:: TASK TO COMPLETE ::
Leave out the images and repeat the listing below without a single change.
### INFORMATION SUPPLIED ###
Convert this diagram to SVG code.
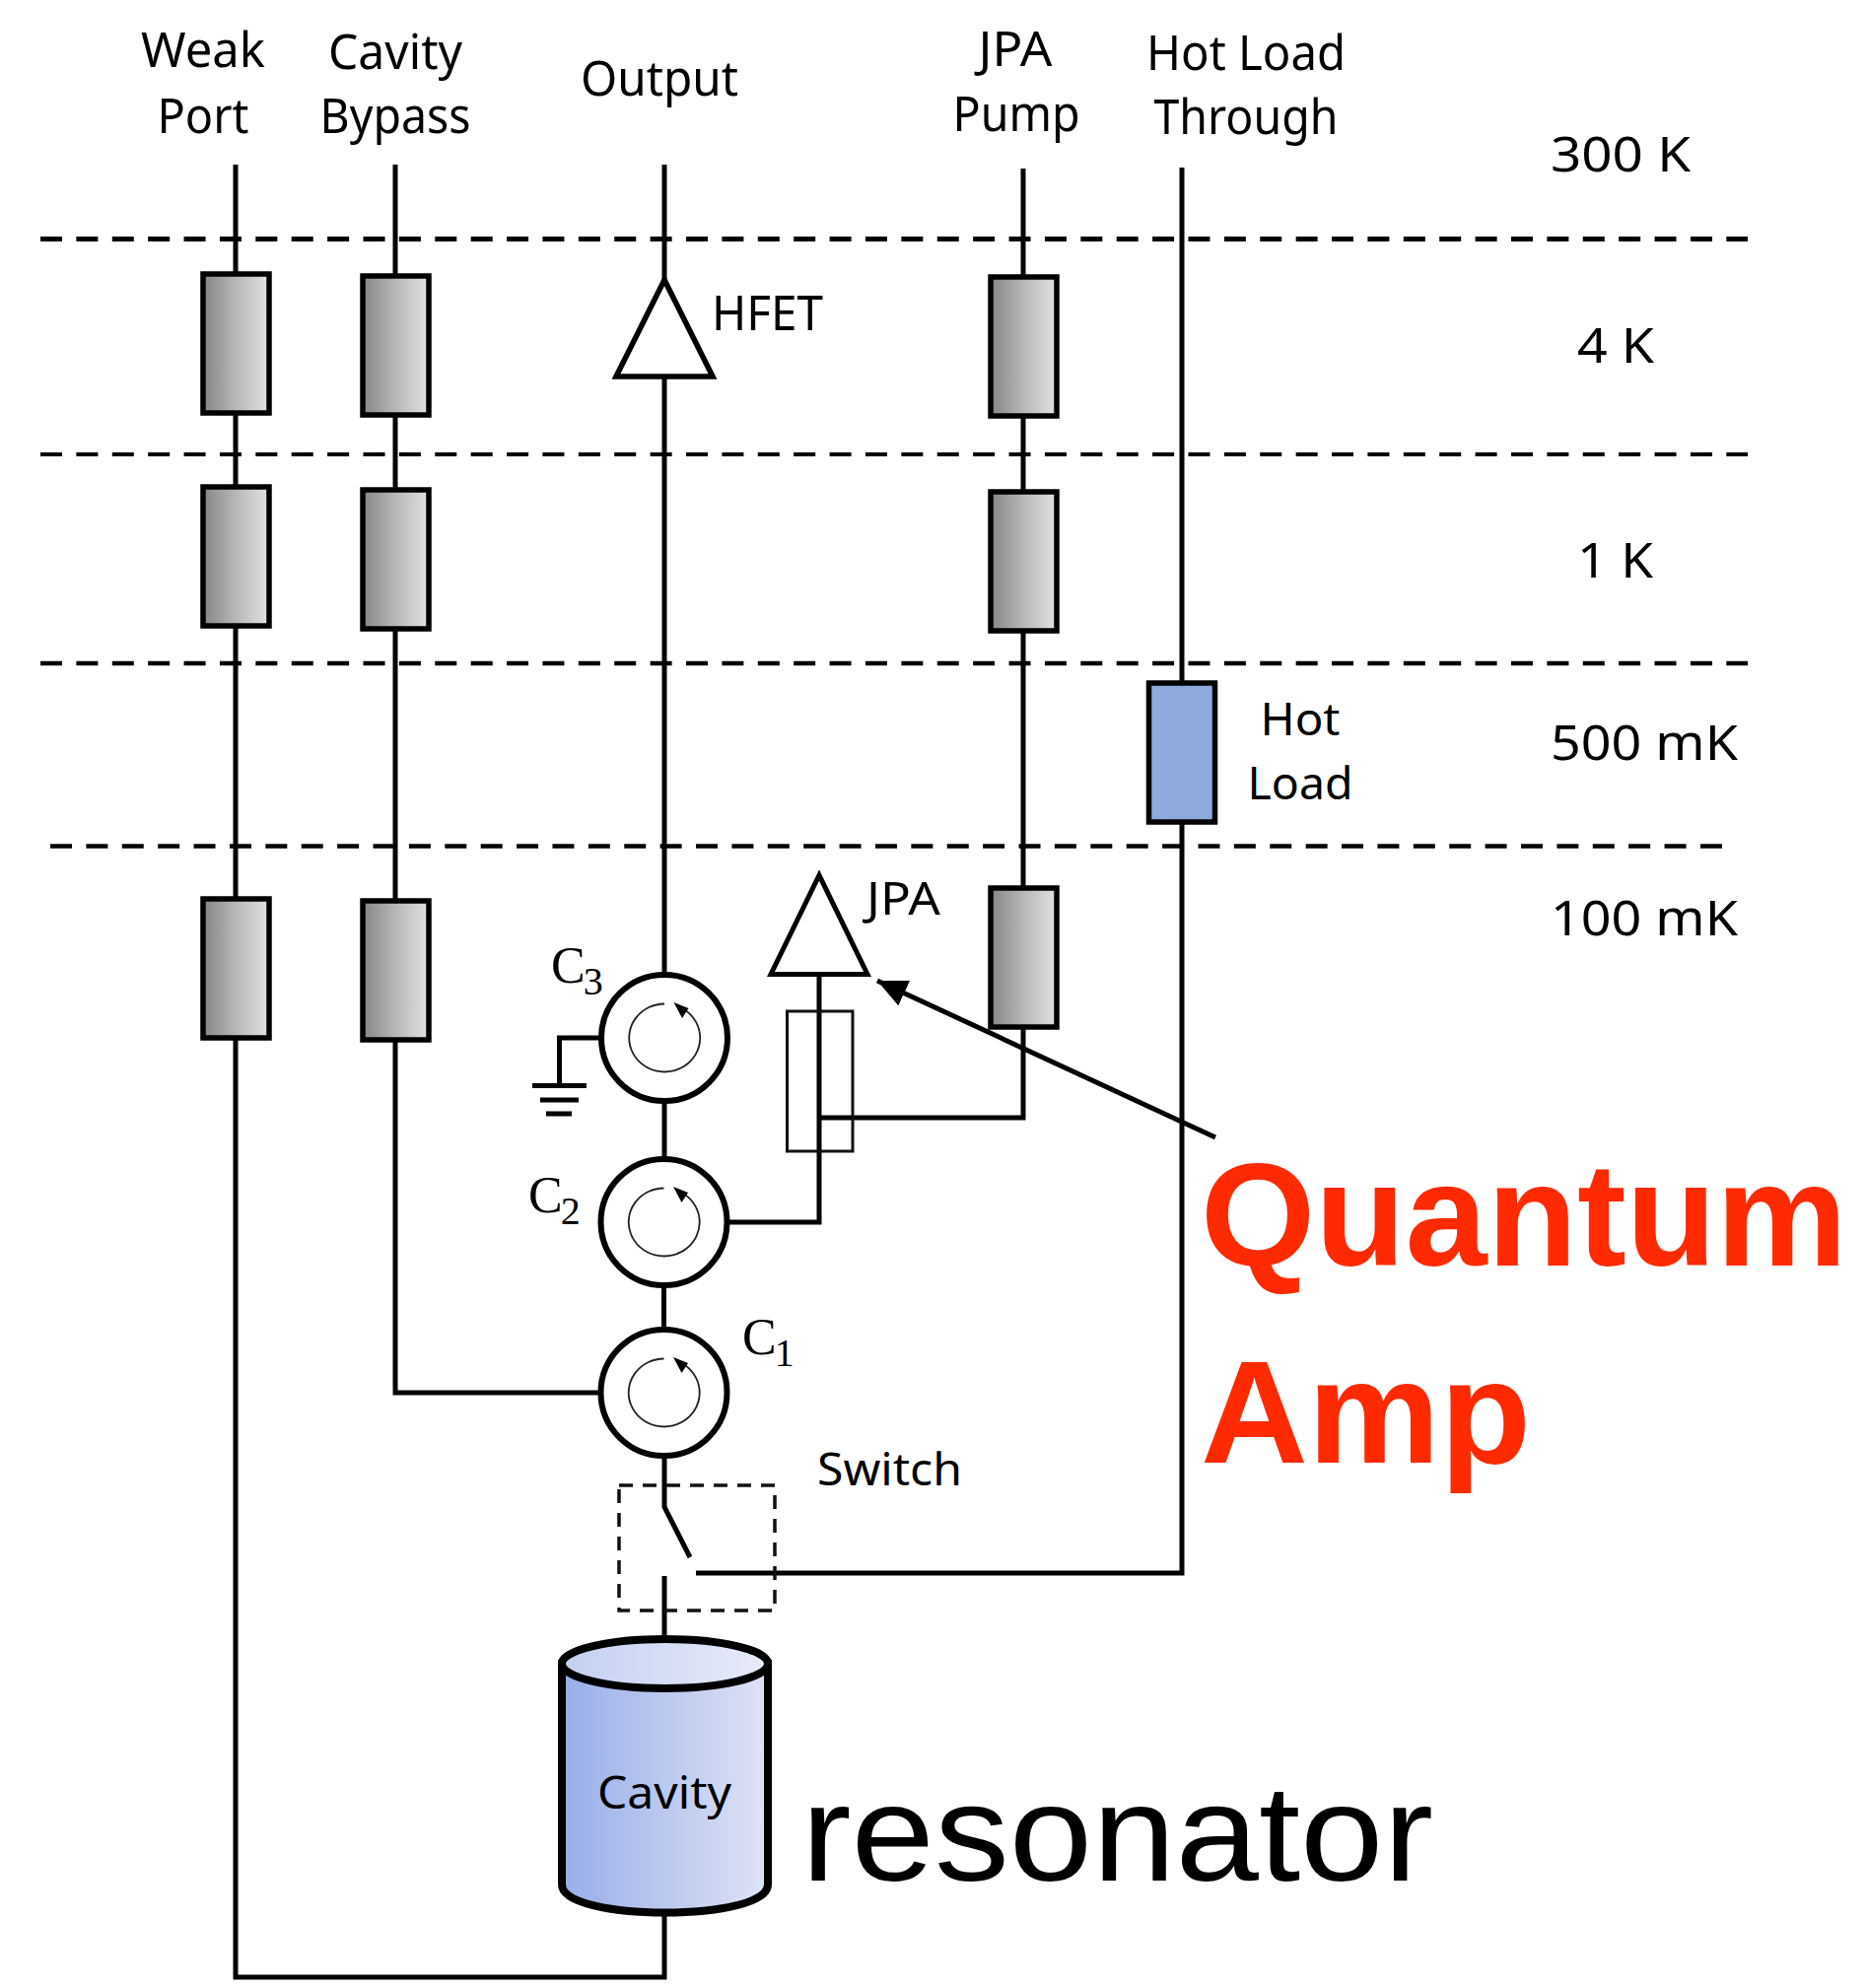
<svg xmlns="http://www.w3.org/2000/svg" width="1894" height="2017" viewBox="0 0 1894 2017">
<defs>
<linearGradient id="gr"><stop offset="0" stop-color="#858585"/><stop offset="0.5" stop-color="#b8b8b8"/><stop offset="1" stop-color="#e2e2e2"/></linearGradient>
<linearGradient id="cb"><stop offset="0" stop-color="#98aee8"/><stop offset="1" stop-color="#dfe3f6"/></linearGradient>
<linearGradient id="ct"><stop offset="0" stop-color="#c4d0f1"/><stop offset="1" stop-color="#e8ecfa"/></linearGradient>
<marker id="ah" markerUnits="userSpaceOnUse" markerWidth="34" markerHeight="34" refX="30" refY="14" orient="auto"><path d="M30 14 L0 0 L0 28 Z" fill="#000"/></marker>
<g id="circ">
<circle r="64" fill="#fff" stroke="#000" stroke-width="6"/>
<path d="M0 -34.500 A36 34.500 0 1 0 18 -30" fill="none" stroke="#222" stroke-width="1.8"/>
<path d="M9.500 -36 L24.500 -30 L18 -20 Z" fill="#000"/>
</g>
</defs>
<style>
.l{fill:none;stroke:#000;stroke-width:5}
.d{fill:none;stroke:#000;stroke-dasharray:22 14.39}
.r{fill:url(#gr);stroke:#000;stroke-width:5.500}
.t{font-family:"Noto Sans","Open Sans",sans-serif;font-size:50px;fill:#000}
.m{text-anchor:middle}
.s{font-size:46px}
.c{font-family:"Liberation Serif",serif;font-size:52px;fill:#000}
.b{font-family:"Liberation Sans",Arial,sans-serif;font-weight:700;font-size:148px;fill:#ff2a00}
</style>
<g id="temperature-stages">
<line class="d" x1="41" y1="242.500" x2="1773" y2="242.500" stroke-width="5"/>
<line class="d" x1="41" y1="461" x2="1773" y2="461" stroke-width="4"/>
<line class="d" x1="41" y1="673" x2="1773" y2="673" stroke-width="4.500"/>
<line class="d" x1="51" y1="858.500" x2="1747" y2="858.500" stroke-width="4.500"/>
<text class="t" x="1573" y="174" textLength="142" lengthAdjust="spacingAndGlyphs">300 K</text>
<text class="t" x="1600" y="368" textLength="78" lengthAdjust="spacingAndGlyphs">4 K</text>
<text class="t" x="1600" y="586" textLength="77" lengthAdjust="spacingAndGlyphs">1 K</text>
<text class="t" x="1573" y="771" textLength="190" lengthAdjust="spacingAndGlyphs">500 mK</text>
<text class="t" x="1573" y="949" textLength="190" lengthAdjust="spacingAndGlyphs">100 mK</text>
</g>
<g id="connectors">
<path class="l" d="M239 167V2006H674V1940"/>
<path class="l" d="M401 167V1413H612"/>
<path class="l" d="M674 167V990"/>
<path class="l" d="M674 1115V1178M673.500 1303V1350M674 1477V1529L700 1580M674 1599V1664"/>
<path class="l" d="M1038 171V1134H831"/>
<path class="l" d="M1199 170V1596H706"/>
<path class="l" d="M610 1053H567.500V1101"/>
<path class="l" d="M738 1240H831V989"/>
<line class="l" x1="1233" y1="1154" x2="890" y2="995" marker-end="url(#ah)"/>
</g>
<g id="weak-att"><rect class="r" x="206" y="278" width="67" height="141"/><rect class="r" x="206" y="494" width="67" height="141"/><rect class="r" x="206" y="912" width="67" height="141"/></g>
<g id="bypass-att"><rect class="r" x="368" y="280" width="67" height="141"/><rect class="r" x="368" y="497" width="67" height="141"/><rect class="r" x="368" y="914" width="67" height="141"/></g>
<g id="pump-att"><rect class="r" x="1005" y="281" width="67" height="141"/><rect class="r" x="1005" y="499" width="67" height="141"/><rect class="r" x="1005" y="901" width="67" height="141"/></g>
<g id="hot-load"><rect x="1165.500" y="693" width="67" height="141" fill="#8faadc" stroke="#000" stroke-width="5.500"/>
<text class="t s m" x="1319" y="746" textLength="81" lengthAdjust="spacingAndGlyphs">Hot</text>
<text class="t s m" x="1319" y="811" textLength="107" lengthAdjust="spacingAndGlyphs">Load</text></g>
<g id="hfet"><path d="M674 284L625 382H723Z" fill="#fff" stroke="#000" stroke-width="5.500"/>
<text class="t" x="722" y="335" textLength="113" lengthAdjust="spacingAndGlyphs">HFET</text></g>
<g id="jpa"><path d="M831 888L782 988.500H880Z" fill="#fff" stroke="#000" stroke-width="5"/>
<text class="t s" x="879" y="928" textLength="75" lengthAdjust="spacingAndGlyphs">JPA</text></g>
<g id="pump-coupler"><rect x="798.500" y="1026" width="66.500" height="142" fill="none" stroke="#111" stroke-width="3"/></g>
<g id="c3"><use href="#circ" x="674" y="1053"/><text class="c" x="559" y="997">C<tspan font-size="40" dy="12" dx="-2">3</tspan></text></g>
<g id="c2"><use href="#circ" x="673.500" y="1240"/><text class="c" x="536" y="1230">C<tspan font-size="40" dy="12" dx="-2">2</tspan></text></g>
<g id="c1"><use href="#circ" x="673.500" y="1413"/><text class="c" x="753" y="1374">C<tspan font-size="40" dy="12" dx="-2">1</tspan></text></g>
<g id="ground"><path class="l" d="M540 1101.500H595M548 1116H587M554 1130H580"/></g>
<g id="switch"><rect x="628" y="1507" width="158" height="127" fill="none" stroke="#111" stroke-width="3.500" stroke-dasharray="14 10"/>
<text class="t s" x="829" y="1507" textLength="147" lengthAdjust="spacingAndGlyphs">Switch</text></g>
<g id="cavity">
<path d="M570 1688V1912C570 1950 779 1950 779 1912V1688Z" fill="url(#cb)" stroke="#000" stroke-width="8"/>
<ellipse cx="674.500" cy="1688" rx="104.500" ry="25" fill="url(#ct)" stroke="#000" stroke-width="8"/>
<text class="t s m" x="674" y="1835" textLength="136" lengthAdjust="spacingAndGlyphs">Cavity</text>
</g>
<g id="port-labels">
<text class="t m" x="206" y="68" textLength="126" lengthAdjust="spacingAndGlyphs">Weak</text>
<text class="t m" x="206" y="135" textLength="93" lengthAdjust="spacingAndGlyphs">Port</text>
<text class="t m" x="401" y="70" textLength="136" lengthAdjust="spacingAndGlyphs">Cavity</text>
<text class="t m" x="401" y="135" textLength="153" lengthAdjust="spacingAndGlyphs">Bypass</text>
<text class="t m" x="669" y="97" textLength="160" lengthAdjust="spacingAndGlyphs">Output</text>
<text class="t m" x="1030" y="67" textLength="75" lengthAdjust="spacingAndGlyphs">JPA</text>
<text class="t m" x="1031" y="133" textLength="129" lengthAdjust="spacingAndGlyphs">Pump</text>
<text class="t m" x="1264" y="71" textLength="202" lengthAdjust="spacingAndGlyphs">Hot Load</text>
<text class="t m" x="1264" y="136" textLength="187" lengthAdjust="spacingAndGlyphs">Through</text>
</g>
<g id="annotations">
<text class="b" x="1218" y="1284" textLength="656" lengthAdjust="spacingAndGlyphs">Quantum</text>
<text class="b" x="1218" y="1484" textLength="335" lengthAdjust="spacingAndGlyphs">Amp</text>
<text x="813" y="1908" font-family="'Liberation Sans',Arial,sans-serif" font-size="140" textLength="641" lengthAdjust="spacingAndGlyphs" fill="#000">resonator</text>
</g>
</svg>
###
:: COMPLETED EXERCISE ::
Convert this diagram to SVG code.
<svg xmlns="http://www.w3.org/2000/svg" width="1894" height="2017" viewBox="0 0 1894 2017">
<defs>
<linearGradient id="gr"><stop offset="0" stop-color="#858585"/><stop offset="0.5" stop-color="#b8b8b8"/><stop offset="1" stop-color="#e2e2e2"/></linearGradient>
<linearGradient id="cb"><stop offset="0" stop-color="#98aee8"/><stop offset="1" stop-color="#dfe3f6"/></linearGradient>
<linearGradient id="ct"><stop offset="0" stop-color="#c4d0f1"/><stop offset="1" stop-color="#e8ecfa"/></linearGradient>
<marker id="ah" markerUnits="userSpaceOnUse" markerWidth="34" markerHeight="34" refX="30" refY="14" orient="auto"><path d="M30 14 L0 0 L0 28 Z" fill="#000"/></marker>
<g id="circ">
<circle r="64" fill="#fff" stroke="#000" stroke-width="6"/>
<path d="M0 -34.500 A36 34.500 0 1 0 18 -30" fill="none" stroke="#222" stroke-width="1.8"/>
<path d="M9.500 -36 L24.500 -30 L18 -20 Z" fill="#000"/>
</g>
</defs>
<style>
.l{fill:none;stroke:#000;stroke-width:5}
.d{fill:none;stroke:#000;stroke-dasharray:22 14.39}
.r{fill:url(#gr);stroke:#000;stroke-width:5.500}
.t{font-family:"Noto Sans","Open Sans",sans-serif;font-size:50px;fill:#000}
.m{text-anchor:middle}
.s{font-size:46px}
.c{font-family:"Liberation Serif",serif;font-size:52px;fill:#000}
.b{font-family:"Liberation Sans",Arial,sans-serif;font-weight:700;font-size:148px;fill:#ff2a00}
</style>
<g id="temperature-stages">
<line class="d" x1="41" y1="242.500" x2="1773" y2="242.500" stroke-width="5"/>
<line class="d" x1="41" y1="461" x2="1773" y2="461" stroke-width="4"/>
<line class="d" x1="41" y1="673" x2="1773" y2="673" stroke-width="4.500"/>
<line class="d" x1="51" y1="858.500" x2="1747" y2="858.500" stroke-width="4.500"/>
<text class="t" x="1573" y="174" textLength="142" lengthAdjust="spacingAndGlyphs">300 K</text>
<text class="t" x="1600" y="368" textLength="78" lengthAdjust="spacingAndGlyphs">4 K</text>
<text class="t" x="1600" y="586" textLength="77" lengthAdjust="spacingAndGlyphs">1 K</text>
<text class="t" x="1573" y="771" textLength="190" lengthAdjust="spacingAndGlyphs">500 mK</text>
<text class="t" x="1573" y="949" textLength="190" lengthAdjust="spacingAndGlyphs">100 mK</text>
</g>
<g id="connectors">
<path class="l" d="M239 167V2006H674V1940"/>
<path class="l" d="M401 167V1413H612"/>
<path class="l" d="M674 167V990"/>
<path class="l" d="M674 1115V1178M673.500 1303V1350M674 1477V1529L700 1580M674 1599V1664"/>
<path class="l" d="M1038 171V1134H831"/>
<path class="l" d="M1199 170V1596H706"/>
<path class="l" d="M610 1053H567.500V1101"/>
<path class="l" d="M738 1240H831V989"/>
<line class="l" x1="1233" y1="1154" x2="890" y2="995" marker-end="url(#ah)"/>
</g>
<g id="weak-att"><rect class="r" x="206" y="278" width="67" height="141"/><rect class="r" x="206" y="494" width="67" height="141"/><rect class="r" x="206" y="912" width="67" height="141"/></g>
<g id="bypass-att"><rect class="r" x="368" y="280" width="67" height="141"/><rect class="r" x="368" y="497" width="67" height="141"/><rect class="r" x="368" y="914" width="67" height="141"/></g>
<g id="pump-att"><rect class="r" x="1005" y="281" width="67" height="141"/><rect class="r" x="1005" y="499" width="67" height="141"/><rect class="r" x="1005" y="901" width="67" height="141"/></g>
<g id="hot-load"><rect x="1165.500" y="693" width="67" height="141" fill="#8faadc" stroke="#000" stroke-width="5.500"/>
<text class="t s m" x="1319" y="746" textLength="81" lengthAdjust="spacingAndGlyphs">Hot</text>
<text class="t s m" x="1319" y="811" textLength="107" lengthAdjust="spacingAndGlyphs">Load</text></g>
<g id="hfet"><path d="M674 284L625 382H723Z" fill="#fff" stroke="#000" stroke-width="5.500"/>
<text class="t" x="722" y="335" textLength="113" lengthAdjust="spacingAndGlyphs">HFET</text></g>
<g id="jpa"><path d="M831 888L782 988.500H880Z" fill="#fff" stroke="#000" stroke-width="5"/>
<text class="t s" x="879" y="928" textLength="75" lengthAdjust="spacingAndGlyphs">JPA</text></g>
<g id="pump-coupler"><rect x="798.500" y="1026" width="66.500" height="142" fill="none" stroke="#111" stroke-width="3"/></g>
<g id="c3"><use href="#circ" x="674" y="1053"/><text class="c" x="559" y="997">C<tspan font-size="40" dy="12" dx="-2">3</tspan></text></g>
<g id="c2"><use href="#circ" x="673.500" y="1240"/><text class="c" x="536" y="1230">C<tspan font-size="40" dy="12" dx="-2">2</tspan></text></g>
<g id="c1"><use href="#circ" x="673.500" y="1413"/><text class="c" x="753" y="1374">C<tspan font-size="40" dy="12" dx="-2">1</tspan></text></g>
<g id="ground"><path class="l" d="M540 1101.500H595M548 1116H587M554 1130H580"/></g>
<g id="switch"><rect x="628" y="1507" width="158" height="127" fill="none" stroke="#111" stroke-width="3.500" stroke-dasharray="14 10"/>
<text class="t s" x="829" y="1507" textLength="147" lengthAdjust="spacingAndGlyphs">Switch</text></g>
<g id="cavity">
<path d="M570 1688V1912C570 1950 779 1950 779 1912V1688Z" fill="url(#cb)" stroke="#000" stroke-width="8"/>
<ellipse cx="674.500" cy="1688" rx="104.500" ry="25" fill="url(#ct)" stroke="#000" stroke-width="8"/>
<text class="t s m" x="674" y="1835" textLength="136" lengthAdjust="spacingAndGlyphs">Cavity</text>
</g>
<g id="port-labels">
<text class="t m" x="206" y="68" textLength="126" lengthAdjust="spacingAndGlyphs">Weak</text>
<text class="t m" x="206" y="135" textLength="93" lengthAdjust="spacingAndGlyphs">Port</text>
<text class="t m" x="401" y="70" textLength="136" lengthAdjust="spacingAndGlyphs">Cavity</text>
<text class="t m" x="401" y="135" textLength="153" lengthAdjust="spacingAndGlyphs">Bypass</text>
<text class="t m" x="669" y="97" textLength="160" lengthAdjust="spacingAndGlyphs">Output</text>
<text class="t m" x="1030" y="67" textLength="75" lengthAdjust="spacingAndGlyphs">JPA</text>
<text class="t m" x="1031" y="133" textLength="129" lengthAdjust="spacingAndGlyphs">Pump</text>
<text class="t m" x="1264" y="71" textLength="202" lengthAdjust="spacingAndGlyphs">Hot Load</text>
<text class="t m" x="1264" y="136" textLength="187" lengthAdjust="spacingAndGlyphs">Through</text>
</g>
<g id="annotations">
<text class="b" x="1218" y="1284" textLength="656" lengthAdjust="spacingAndGlyphs">Quantum</text>
<text class="b" x="1218" y="1484" textLength="335" lengthAdjust="spacingAndGlyphs">Amp</text>
<text x="813" y="1908" font-family="'Liberation Sans',Arial,sans-serif" font-size="140" textLength="641" lengthAdjust="spacingAndGlyphs" fill="#000">resonator</text>
</g>
</svg>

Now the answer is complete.